Independence Day is also depicted as a milestone separating two periods: the colonial era of oppression and impoverishment and the independence era of freedom and prosperity.
In addition, through subtle and not-so-subtle indoctrination, Independence Day also became indivisibly connected with the way we thought of ourselves. As we sang our national anthems, whose lyrics recalled the heroic struggle, and as we saluted the national flags, whose colours symbolised the glory of independence, we were inculcating in ourselves a deep psychological association of our identity with our independence. So the questions, “What is Africa?,” “Who are we?” could only be understood in relation to colonialism, the struggle against colonialism and eventual independence.
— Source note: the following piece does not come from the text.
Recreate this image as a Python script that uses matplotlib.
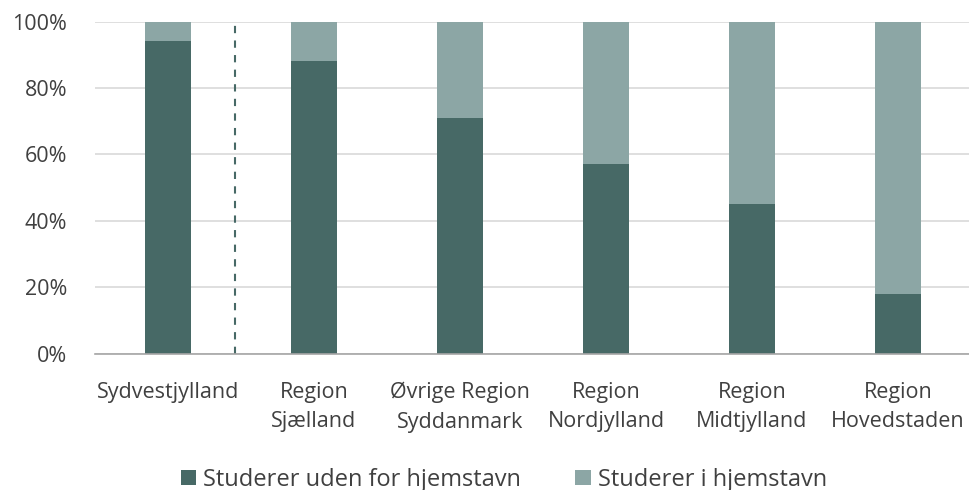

Our identity became inextricably linked to our independence.
After 50 years of this cultural, political and psychological indoctrination, we had come to see independence as the be-all and end-all of African ambition, and as an essential marker of our African-ness.
But now, my Rwandese friend’s answer was questioning the independence narrative and its associated psychology. “You see,” he explained, after seeing my profound bewilderment, “independence did not bring socio-political freedom or economic progress, only impoverishment and cyclical mass murders.”
Granted, many intellectuals had criticised the direction independence had taken. Ayi Kwei Armah, for instance, in his novel The Beautyful Ones Are Not Yet Born, had exposed the rot of Kwame Nkrumah’s Ghana. And Ngugi Wa Thiongo’s A Grain of Wheat was really a poignant lament about the collapse of the vision of equality and prosperity that had inspired the independence struggle. But no one had ever questioned the validity of Independence Day, and exposed its cultural, political and psychological underpinnings and associations as false.
And yet, incredibly, this falsehood had been proclaiming itself in tragic fashion over the years.
Every Independence Day, we flocked to national stadiums, even as we suffocated under 50 per cent unemployment rates. We wore T-shirts of Nkrumah or Jomo Kenyatta and forgot their police states. We shouted, “Viva Independence!” to suppress the shame of thousands of Africans choosing to risk drowning in the high seas rather than die of poverty at home. We flocked faithfully to stadia, even as criminals like Idi Amin murdered thousands. We sang of our unity on Independence Day, then hunted each other down with machetes on Election Day.
At conferences, scholars discoursed endlessly on independence and colonialism, forgetting that India and China, too, had been colonised but were now moving millions from poverty, and the urgent discourse was on how to catch up with the West within the shortest time possible.
As I reflected on these matters, I thought how right my friend was. Independence Day, including its narrative and associated psychology, was meaningless. It was a tragic pantomime that served only one purpose; to make us forget our misery and those responsible for it; our leaders and ourselves. Any wonder that Africans, and especially their presidents, so love Independence Day celebrations and its underpinning narratives!
Tee Ngungi is author, 'Seasons of Love and Despair'.